CUT by Wolfgang Puck (Beverly Hills edition)

*WARNING: Kind of expensive....Okay it was really expensive

If you want delicious melt in your mouth so tender steak, go to CUT. Before we even ordered they started bringing us food. They sent over mini tuna tar tar tacos, followed by these bread cheese balls. The tuna tar tar tacos were pretty good except for the wasabi overpowered all the other ingredients put into the dish. Bread and cheese can never go wrong together.

bone marrow flan
For a starter I had bone marrow flan, with a mushroom marmalade and parsley salad. This is my first time experiencing bone marrow. Since it came in flan mode, I 'm still unsure what served bone marrow usually looks like. My bone marrow resembled tofu (look and texture), but tasted like a beef version of foie gras. I really liked it. Out of the ridiculous amount of choices for steak, I choose the one in the box (food is usually extra special if the choices are in a box). I had the Australian 100% Wagyu 8 oz rib eye steak from David Blackmore Ranch, Victoria, Alexandria. Rib eye is already pretty fatty (thats why I love it), but wagyu rib eye is laced with fat. It was like eating the o-toro version of beef. It for real melted in my mouth and was a bit too tender for my taste.
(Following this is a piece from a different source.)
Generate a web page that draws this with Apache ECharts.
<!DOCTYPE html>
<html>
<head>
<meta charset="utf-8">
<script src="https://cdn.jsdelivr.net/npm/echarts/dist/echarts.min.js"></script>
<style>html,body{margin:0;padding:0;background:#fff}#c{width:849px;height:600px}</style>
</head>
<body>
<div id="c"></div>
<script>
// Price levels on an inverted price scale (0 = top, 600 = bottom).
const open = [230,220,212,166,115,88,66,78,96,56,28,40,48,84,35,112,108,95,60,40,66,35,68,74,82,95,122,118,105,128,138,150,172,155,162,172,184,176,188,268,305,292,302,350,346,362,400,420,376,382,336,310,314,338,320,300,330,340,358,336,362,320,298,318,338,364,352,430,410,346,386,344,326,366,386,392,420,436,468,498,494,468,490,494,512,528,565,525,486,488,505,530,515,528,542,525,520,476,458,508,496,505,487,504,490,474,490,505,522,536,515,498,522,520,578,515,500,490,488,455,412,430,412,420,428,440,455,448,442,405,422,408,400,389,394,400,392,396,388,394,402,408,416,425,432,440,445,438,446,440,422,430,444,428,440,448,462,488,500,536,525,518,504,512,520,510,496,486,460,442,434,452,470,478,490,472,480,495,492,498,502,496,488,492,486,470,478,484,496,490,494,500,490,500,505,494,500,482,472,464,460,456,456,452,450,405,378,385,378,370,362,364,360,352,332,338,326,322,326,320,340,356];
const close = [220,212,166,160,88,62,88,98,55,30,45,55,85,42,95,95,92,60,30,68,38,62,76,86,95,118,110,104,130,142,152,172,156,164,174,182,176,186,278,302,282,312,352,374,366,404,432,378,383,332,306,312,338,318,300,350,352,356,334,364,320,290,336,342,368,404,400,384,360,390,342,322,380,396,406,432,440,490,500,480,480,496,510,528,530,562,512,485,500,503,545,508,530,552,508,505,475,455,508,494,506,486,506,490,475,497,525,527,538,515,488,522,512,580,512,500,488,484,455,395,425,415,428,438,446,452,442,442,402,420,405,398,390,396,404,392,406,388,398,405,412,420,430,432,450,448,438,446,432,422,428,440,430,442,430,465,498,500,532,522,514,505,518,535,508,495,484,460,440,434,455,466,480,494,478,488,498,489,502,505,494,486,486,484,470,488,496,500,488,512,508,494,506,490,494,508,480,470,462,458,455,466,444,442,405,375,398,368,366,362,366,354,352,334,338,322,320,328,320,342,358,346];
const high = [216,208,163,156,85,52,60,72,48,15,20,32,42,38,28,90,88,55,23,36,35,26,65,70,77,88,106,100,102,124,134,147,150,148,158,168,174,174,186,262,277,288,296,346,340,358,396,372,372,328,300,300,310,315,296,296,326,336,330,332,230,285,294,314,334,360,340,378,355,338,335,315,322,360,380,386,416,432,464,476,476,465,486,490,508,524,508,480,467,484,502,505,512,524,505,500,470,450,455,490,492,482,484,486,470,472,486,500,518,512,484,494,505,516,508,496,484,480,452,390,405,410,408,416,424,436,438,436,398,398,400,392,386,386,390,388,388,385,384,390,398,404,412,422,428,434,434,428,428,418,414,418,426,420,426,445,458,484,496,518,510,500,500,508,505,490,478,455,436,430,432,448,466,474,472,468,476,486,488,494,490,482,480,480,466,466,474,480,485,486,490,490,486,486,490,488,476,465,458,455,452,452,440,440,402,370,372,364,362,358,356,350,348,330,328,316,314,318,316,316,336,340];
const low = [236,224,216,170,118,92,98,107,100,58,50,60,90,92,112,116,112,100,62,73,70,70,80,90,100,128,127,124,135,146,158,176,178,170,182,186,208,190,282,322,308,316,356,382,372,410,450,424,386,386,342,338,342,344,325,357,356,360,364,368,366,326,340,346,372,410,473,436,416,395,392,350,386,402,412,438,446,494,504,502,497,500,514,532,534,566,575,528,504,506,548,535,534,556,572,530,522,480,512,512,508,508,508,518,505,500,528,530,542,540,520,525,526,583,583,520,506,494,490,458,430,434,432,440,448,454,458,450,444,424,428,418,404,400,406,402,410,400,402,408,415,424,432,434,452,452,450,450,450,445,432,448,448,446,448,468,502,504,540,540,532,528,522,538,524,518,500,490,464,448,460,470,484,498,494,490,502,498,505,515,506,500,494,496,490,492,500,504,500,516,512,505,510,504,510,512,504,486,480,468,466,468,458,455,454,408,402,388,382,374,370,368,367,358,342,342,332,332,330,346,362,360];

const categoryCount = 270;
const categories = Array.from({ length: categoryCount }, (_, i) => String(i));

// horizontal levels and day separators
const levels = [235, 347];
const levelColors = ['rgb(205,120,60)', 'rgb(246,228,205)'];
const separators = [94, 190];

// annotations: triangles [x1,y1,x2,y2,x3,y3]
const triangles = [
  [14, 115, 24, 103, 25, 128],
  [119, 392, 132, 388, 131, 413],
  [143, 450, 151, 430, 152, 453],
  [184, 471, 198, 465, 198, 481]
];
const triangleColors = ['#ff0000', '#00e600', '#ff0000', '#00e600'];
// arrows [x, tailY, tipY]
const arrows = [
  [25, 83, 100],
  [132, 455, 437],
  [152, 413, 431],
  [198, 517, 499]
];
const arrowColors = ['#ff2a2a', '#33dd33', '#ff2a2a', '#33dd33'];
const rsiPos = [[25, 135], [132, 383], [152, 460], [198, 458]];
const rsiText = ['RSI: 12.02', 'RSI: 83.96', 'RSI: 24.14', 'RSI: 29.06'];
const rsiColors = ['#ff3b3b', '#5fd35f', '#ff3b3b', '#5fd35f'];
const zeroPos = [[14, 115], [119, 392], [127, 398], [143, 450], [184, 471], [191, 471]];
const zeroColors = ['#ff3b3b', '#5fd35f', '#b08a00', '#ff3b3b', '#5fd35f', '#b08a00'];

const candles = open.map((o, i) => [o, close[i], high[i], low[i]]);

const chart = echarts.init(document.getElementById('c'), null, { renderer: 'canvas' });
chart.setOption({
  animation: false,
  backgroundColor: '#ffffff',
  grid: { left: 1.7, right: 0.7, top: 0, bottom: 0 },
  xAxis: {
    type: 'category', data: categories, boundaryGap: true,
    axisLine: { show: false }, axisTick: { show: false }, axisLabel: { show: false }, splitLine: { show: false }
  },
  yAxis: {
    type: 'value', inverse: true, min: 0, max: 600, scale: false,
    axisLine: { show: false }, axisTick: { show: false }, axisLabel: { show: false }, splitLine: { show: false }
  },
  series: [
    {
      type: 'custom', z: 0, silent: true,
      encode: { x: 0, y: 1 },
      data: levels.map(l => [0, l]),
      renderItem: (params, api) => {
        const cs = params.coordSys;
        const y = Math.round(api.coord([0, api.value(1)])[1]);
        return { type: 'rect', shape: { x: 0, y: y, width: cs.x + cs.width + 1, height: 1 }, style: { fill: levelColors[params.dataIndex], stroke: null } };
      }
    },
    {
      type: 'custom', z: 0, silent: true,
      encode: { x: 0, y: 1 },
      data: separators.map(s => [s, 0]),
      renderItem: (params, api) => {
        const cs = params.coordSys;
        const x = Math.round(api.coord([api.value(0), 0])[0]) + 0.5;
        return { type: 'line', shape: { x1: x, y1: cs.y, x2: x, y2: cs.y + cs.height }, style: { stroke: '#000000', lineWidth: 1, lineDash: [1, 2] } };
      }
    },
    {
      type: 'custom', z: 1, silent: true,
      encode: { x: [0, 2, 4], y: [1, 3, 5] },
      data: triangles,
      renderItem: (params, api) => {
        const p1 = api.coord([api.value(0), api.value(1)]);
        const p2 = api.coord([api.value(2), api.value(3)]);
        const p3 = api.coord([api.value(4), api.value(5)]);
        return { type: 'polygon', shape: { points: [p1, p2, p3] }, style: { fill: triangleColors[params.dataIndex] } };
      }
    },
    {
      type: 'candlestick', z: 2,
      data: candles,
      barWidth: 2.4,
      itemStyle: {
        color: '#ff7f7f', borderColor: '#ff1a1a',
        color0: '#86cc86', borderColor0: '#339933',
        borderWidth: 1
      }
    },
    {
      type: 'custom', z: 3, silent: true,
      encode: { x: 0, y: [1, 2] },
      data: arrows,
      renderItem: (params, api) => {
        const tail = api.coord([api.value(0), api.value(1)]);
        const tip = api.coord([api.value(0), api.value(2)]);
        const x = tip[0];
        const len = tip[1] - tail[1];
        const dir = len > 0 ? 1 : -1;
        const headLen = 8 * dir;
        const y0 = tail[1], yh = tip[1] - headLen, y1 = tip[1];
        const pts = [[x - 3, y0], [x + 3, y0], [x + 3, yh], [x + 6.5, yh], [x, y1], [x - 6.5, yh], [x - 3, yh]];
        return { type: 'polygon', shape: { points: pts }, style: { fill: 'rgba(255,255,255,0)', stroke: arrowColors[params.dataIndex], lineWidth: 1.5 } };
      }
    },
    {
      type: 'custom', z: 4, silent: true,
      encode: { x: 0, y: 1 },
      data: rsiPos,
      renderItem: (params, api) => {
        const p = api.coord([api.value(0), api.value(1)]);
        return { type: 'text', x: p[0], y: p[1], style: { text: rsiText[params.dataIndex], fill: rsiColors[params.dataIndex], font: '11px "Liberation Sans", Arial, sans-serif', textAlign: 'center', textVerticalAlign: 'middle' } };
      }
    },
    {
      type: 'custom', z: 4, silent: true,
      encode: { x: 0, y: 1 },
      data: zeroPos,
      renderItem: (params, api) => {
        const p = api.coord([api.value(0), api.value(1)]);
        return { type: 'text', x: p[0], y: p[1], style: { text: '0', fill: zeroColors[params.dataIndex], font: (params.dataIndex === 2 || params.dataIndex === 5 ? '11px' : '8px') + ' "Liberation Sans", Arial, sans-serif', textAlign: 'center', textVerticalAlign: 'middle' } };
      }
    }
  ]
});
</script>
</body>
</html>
Next time I will probably get the American wagyu which is slightly firmer than the Australian wagyu. For sides, the table ordered yukon gold potato puree, creamed spinach with fried organic egg, caramelized summer sweet white corn, wild field mushrooms with Japanese shishito peppers, and cavatappi pasta "mac & cheese" with Quebec cheddar. The mushrooms, corn and mac & cheese were the winners.

Everybody at the table finished off with a fuji apple & rhubarb toasted almond crumble with golden raisins and vanilla ice cream. The ice cream was lacking (size wise, only one spoon sized scoop), but other than not enough ice cream, the dessert was delightful.